### Dataset excerpt

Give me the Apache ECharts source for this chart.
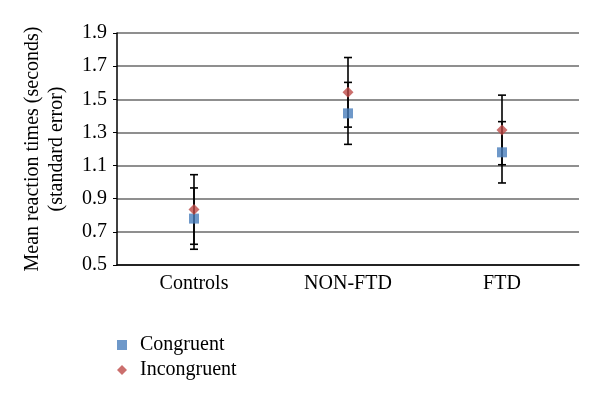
<!DOCTYPE html>
<html>
<head>
<meta charset="utf-8">
<script src="https://cdn.jsdelivr.net/npm/echarts@6/dist/echarts.min.js"></script>
<style>html,body{margin:0;padding:0;background:#fff}#c{width:600px;height:401px}</style>
</head>
<body>
<div id="c"></div>
<script>
var categories = ['Controls', 'NON-FTD', 'FTD'];
var congruent = [0.78, 1.415, 1.18];
var congruentErr = [0.185, 0.187, 0.185];
var incongruent = [0.835, 1.542, 1.315];
var incongruentErr = [0.21, 0.21, 0.21];
var yTicks = [0.5, 0.7, 0.9, 1.1, 1.3, 1.5, 1.7, 1.9];

var FONT = '"Liberation Serif", "DejaVu Serif", serif';
var errData = [];
for (var i = 0; i < categories.length; i++) {
  errData.push([i, congruent[i] - congruentErr[i], congruent[i] + congruentErr[i]]);
  errData.push([i, incongruent[i] - incongruentErr[i], incongruent[i] + incongruentErr[i]]);
}

function renderErr(params, api) {
  var x = api.value(0);
  var lo = api.coord([x, api.value(1)]);
  var hi = api.coord([x, api.value(2)]);
  var hw = 4;
  var st = { stroke: '#000', lineWidth: 1.6 };
  return {
    type: 'group',
    children: [
      { type: 'line', shape: { x1: lo[0], y1: lo[1], x2: hi[0], y2: hi[1] }, style: st },
      { type: 'line', shape: { x1: lo[0] - hw, y1: lo[1], x2: lo[0] + hw, y2: lo[1] }, style: st },
      { type: 'line', shape: { x1: hi[0] - hw, y1: hi[1], x2: hi[0] + hw, y2: hi[1] }, style: st }
    ]
  };
}

var chart = echarts.init(document.getElementById('c'), null, { renderer: 'canvas' });
chart.setOption({
  animation: false,
  textStyle: { fontFamily: FONT },
  grid: { left: 117, right: 21, top: 33, bottom: 136, containLabel: false },
  legend: {
    orient: 'vertical',
    left: 112,
    top: 330,
    itemWidth: 10,
    itemHeight: 10,
    itemGap: 5,
    textStyle: { fontFamily: FONT, fontSize: 20, color: '#000', padding: [0, 0, 0, 8] },
    data: [
      { name: 'Congruent', icon: 'rect' },
      { name: 'Incongruent', icon: 'diamond' }
    ]
  },
  xAxis: {
    type: 'category',
    data: categories,
    boundaryGap: true,
    axisLine: { lineStyle: { color: '#000', width: 1.5 } },
    axisTick: { show: false },
    axisLabel: { fontFamily: FONT, fontSize: 20, color: '#000', margin: 9 },
    splitLine: { show: false }
  },
  yAxis: {
    type: 'value',
    min: 0.5,
    max: 1.9,
    interval: 0.2,
    name: 'Mean reaction times (seconds)\n(standard error)',
    nameLocation: 'middle',
    nameRotate: 90,
    nameGap: 48,
    nameTextStyle: { fontFamily: FONT, fontSize: 20, color: '#000', lineHeight: 24 },
    axisLine: { show: true, lineStyle: { color: '#000', width: 1.5 } },
    axisTick: { show: true, length: 4, lineStyle: { color: '#000' } },
    axisLabel: {
      fontFamily: FONT, fontSize: 20, color: '#000', margin: 10,
      formatter: function (v) { return v.toFixed(1); }
    },
    splitLine: { lineStyle: { color: '#6a6a6a', width: 1.5 } }
  },
  series: [
    {
      name: 'errors',
      type: 'custom',
      renderItem: renderErr,
      data: errData,
      encode: { x: 0, y: [1, 2] },
      z: 2,
      silent: true
    },
    {
      name: 'Congruent',
      type: 'scatter',
      data: congruent,
      symbol: 'rect',
      symbolSize: 10,
      itemStyle: { color: '#4a7ebb' },
      z: 3
    },
    {
      name: 'Incongruent',
      type: 'scatter',
      data: incongruent,
      symbol: 'diamond',
      symbolSize: [11, 11],
      itemStyle: { color: '#be4b48' },
      z: 4
    }
  ]
});
</script>
</body>
</html>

### Objective
Restate the whole listing above exactly, please, omitting every image.

### Answer to the exercise
Give me the Apache ECharts source for this chart.
<!DOCTYPE html>
<html>
<head>
<meta charset="utf-8">
<script src="https://cdn.jsdelivr.net/npm/echarts@6/dist/echarts.min.js"></script>
<style>html,body{margin:0;padding:0;background:#fff}#c{width:600px;height:401px}</style>
</head>
<body>
<div id="c"></div>
<script>
var categories = ['Controls', 'NON-FTD', 'FTD'];
var congruent = [0.78, 1.415, 1.18];
var congruentErr = [0.185, 0.187, 0.185];
var incongruent = [0.835, 1.542, 1.315];
var incongruentErr = [0.21, 0.21, 0.21];
var yTicks = [0.5, 0.7, 0.9, 1.1, 1.3, 1.5, 1.7, 1.9];

var FONT = '"Liberation Serif", "DejaVu Serif", serif';
var errData = [];
for (var i = 0; i < categories.length; i++) {
  errData.push([i, congruent[i] - congruentErr[i], congruent[i] + congruentErr[i]]);
  errData.push([i, incongruent[i] - incongruentErr[i], incongruent[i] + incongruentErr[i]]);
}

function renderErr(params, api) {
  var x = api.value(0);
  var lo = api.coord([x, api.value(1)]);
  var hi = api.coord([x, api.value(2)]);
  var hw = 4;
  var st = { stroke: '#000', lineWidth: 1.6 };
  return {
    type: 'group',
    children: [
      { type: 'line', shape: { x1: lo[0], y1: lo[1], x2: hi[0], y2: hi[1] }, style: st },
      { type: 'line', shape: { x1: lo[0] - hw, y1: lo[1], x2: lo[0] + hw, y2: lo[1] }, style: st },
      { type: 'line', shape: { x1: hi[0] - hw, y1: hi[1], x2: hi[0] + hw, y2: hi[1] }, style: st }
    ]
  };
}

var chart = echarts.init(document.getElementById('c'), null, { renderer: 'canvas' });
chart.setOption({
  animation: false,
  textStyle: { fontFamily: FONT },
  grid: { left: 117, right: 21, top: 33, bottom: 136, containLabel: false },
  legend: {
    orient: 'vertical',
    left: 112,
    top: 330,
    itemWidth: 10,
    itemHeight: 10,
    itemGap: 5,
    textStyle: { fontFamily: FONT, fontSize: 20, color: '#000', padding: [0, 0, 0, 8] },
    data: [
      { name: 'Congruent', icon: 'rect' },
      { name: 'Incongruent', icon: 'diamond' }
    ]
  },
  xAxis: {
    type: 'category',
    data: categories,
    boundaryGap: true,
    axisLine: { lineStyle: { color: '#000', width: 1.5 } },
    axisTick: { show: false },
    axisLabel: { fontFamily: FONT, fontSize: 20, color: '#000', margin: 9 },
    splitLine: { show: false }
  },
  yAxis: {
    type: 'value',
    min: 0.5,
    max: 1.9,
    interval: 0.2,
    name: 'Mean reaction times (seconds)\n(standard error)',
    nameLocation: 'middle',
    nameRotate: 90,
    nameGap: 48,
    nameTextStyle: { fontFamily: FONT, fontSize: 20, color: '#000', lineHeight: 24 },
    axisLine: { show: true, lineStyle: { color: '#000', width: 1.5 } },
    axisTick: { show: true, length: 4, lineStyle: { color: '#000' } },
    axisLabel: {
      fontFamily: FONT, fontSize: 20, color: '#000', margin: 10,
      formatter: function (v) { return v.toFixed(1); }
    },
    splitLine: { lineStyle: { color: '#6a6a6a', width: 1.5 } }
  },
  series: [
    {
      name: 'errors',
      type: 'custom',
      renderItem: renderErr,
      data: errData,
      encode: { x: 0, y: [1, 2] },
      z: 2,
      silent: true
    },
    {
      name: 'Congruent',
      type: 'scatter',
      data: congruent,
      symbol: 'rect',
      symbolSize: 10,
      itemStyle: { color: '#4a7ebb' },
      z: 3
    },
    {
      name: 'Incongruent',
      type: 'scatter',
      data: incongruent,
      symbol: 'diamond',
      symbolSize: [11, 11],
      itemStyle: { color: '#be4b48' },
      z: 4
    }
  ]
});
</script>
</body>
</html>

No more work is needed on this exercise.